>>

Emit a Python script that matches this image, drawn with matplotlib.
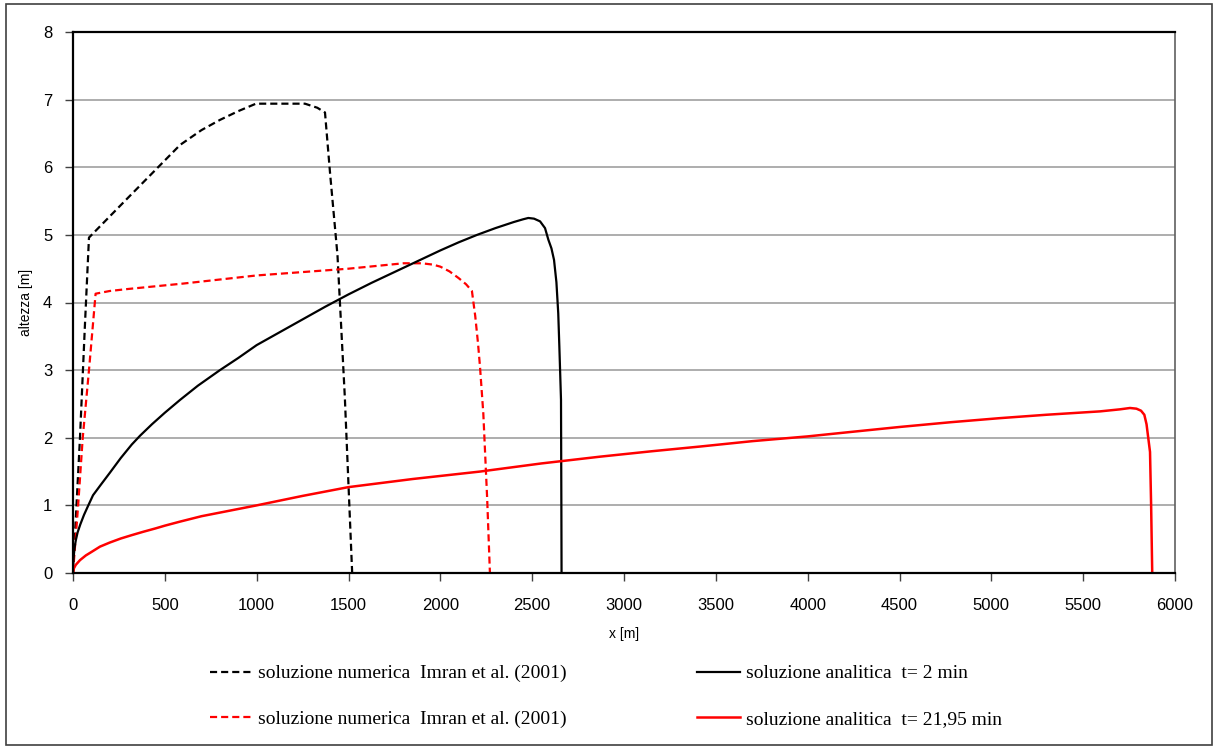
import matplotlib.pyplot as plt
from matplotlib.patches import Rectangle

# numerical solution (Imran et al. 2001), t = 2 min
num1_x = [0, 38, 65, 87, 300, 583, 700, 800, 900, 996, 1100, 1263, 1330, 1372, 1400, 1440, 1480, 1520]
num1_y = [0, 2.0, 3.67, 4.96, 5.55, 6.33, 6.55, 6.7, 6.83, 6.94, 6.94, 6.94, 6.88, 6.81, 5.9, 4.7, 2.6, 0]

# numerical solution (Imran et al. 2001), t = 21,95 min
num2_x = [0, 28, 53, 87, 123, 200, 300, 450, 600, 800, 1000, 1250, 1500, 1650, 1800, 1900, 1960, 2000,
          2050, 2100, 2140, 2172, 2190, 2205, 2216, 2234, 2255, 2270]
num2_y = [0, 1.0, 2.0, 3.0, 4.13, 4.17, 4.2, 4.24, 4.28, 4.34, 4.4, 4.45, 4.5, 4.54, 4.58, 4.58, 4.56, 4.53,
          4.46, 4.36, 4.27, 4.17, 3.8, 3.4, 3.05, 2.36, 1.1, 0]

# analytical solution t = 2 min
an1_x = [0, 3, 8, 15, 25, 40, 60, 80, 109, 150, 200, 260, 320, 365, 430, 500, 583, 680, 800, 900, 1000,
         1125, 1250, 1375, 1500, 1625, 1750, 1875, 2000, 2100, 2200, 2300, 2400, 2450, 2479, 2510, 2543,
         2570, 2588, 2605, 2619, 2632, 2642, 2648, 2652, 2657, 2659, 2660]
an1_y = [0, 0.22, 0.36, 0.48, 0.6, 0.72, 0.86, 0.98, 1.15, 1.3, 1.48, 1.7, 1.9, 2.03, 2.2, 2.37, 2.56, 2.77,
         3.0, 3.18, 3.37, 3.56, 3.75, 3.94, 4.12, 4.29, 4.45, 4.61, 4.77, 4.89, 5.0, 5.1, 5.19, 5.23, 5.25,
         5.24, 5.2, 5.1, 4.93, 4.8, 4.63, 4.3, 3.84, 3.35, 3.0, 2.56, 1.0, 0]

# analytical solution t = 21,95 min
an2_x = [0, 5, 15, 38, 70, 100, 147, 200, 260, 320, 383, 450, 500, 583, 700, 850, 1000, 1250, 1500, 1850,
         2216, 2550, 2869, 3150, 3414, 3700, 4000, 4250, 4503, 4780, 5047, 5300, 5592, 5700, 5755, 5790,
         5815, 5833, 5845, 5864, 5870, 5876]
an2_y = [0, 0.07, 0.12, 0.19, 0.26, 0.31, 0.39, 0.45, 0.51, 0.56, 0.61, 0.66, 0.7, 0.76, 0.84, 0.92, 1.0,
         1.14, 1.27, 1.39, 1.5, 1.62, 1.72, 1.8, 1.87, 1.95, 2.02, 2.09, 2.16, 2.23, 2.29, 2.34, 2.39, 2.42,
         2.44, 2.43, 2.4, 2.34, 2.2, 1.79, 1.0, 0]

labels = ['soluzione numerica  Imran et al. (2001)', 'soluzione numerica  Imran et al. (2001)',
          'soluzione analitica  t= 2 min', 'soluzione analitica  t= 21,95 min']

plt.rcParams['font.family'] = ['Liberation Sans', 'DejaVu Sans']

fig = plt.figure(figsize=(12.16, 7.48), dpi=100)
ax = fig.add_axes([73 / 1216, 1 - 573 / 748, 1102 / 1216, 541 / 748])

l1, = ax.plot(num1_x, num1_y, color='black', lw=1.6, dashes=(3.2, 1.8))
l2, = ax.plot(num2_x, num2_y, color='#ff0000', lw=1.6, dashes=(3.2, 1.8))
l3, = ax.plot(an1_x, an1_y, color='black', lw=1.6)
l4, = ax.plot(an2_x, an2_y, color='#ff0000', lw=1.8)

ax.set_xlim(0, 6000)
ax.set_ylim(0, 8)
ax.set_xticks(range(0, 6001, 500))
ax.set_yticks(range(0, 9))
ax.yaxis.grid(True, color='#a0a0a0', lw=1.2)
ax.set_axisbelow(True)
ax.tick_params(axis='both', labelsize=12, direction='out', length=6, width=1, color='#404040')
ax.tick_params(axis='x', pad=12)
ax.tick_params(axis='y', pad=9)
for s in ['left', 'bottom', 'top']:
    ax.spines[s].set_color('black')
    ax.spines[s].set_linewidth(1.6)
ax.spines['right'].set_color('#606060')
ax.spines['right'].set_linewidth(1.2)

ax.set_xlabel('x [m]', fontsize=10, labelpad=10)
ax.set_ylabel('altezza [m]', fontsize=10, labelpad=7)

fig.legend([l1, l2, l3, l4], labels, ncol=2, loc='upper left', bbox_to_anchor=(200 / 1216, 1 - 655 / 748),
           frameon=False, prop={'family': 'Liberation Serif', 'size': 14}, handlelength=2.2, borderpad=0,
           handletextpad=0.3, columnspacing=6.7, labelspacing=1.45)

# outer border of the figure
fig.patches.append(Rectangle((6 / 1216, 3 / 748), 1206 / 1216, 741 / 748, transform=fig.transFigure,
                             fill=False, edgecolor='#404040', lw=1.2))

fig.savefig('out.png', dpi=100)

<<

▸ **EXERCISE REQUIREMENTS**:
Please restate the material above line by line, exactly, beginning at its first line and ending with the line that contains "from matplotlib.patches import Rectangle", without any pictures.

▸ **CORRECT RESPONSE**:
Emit a Python script that matches this image, drawn with matplotlib.
import matplotlib.pyplot as plt
from matplotlib.patches import Rectangle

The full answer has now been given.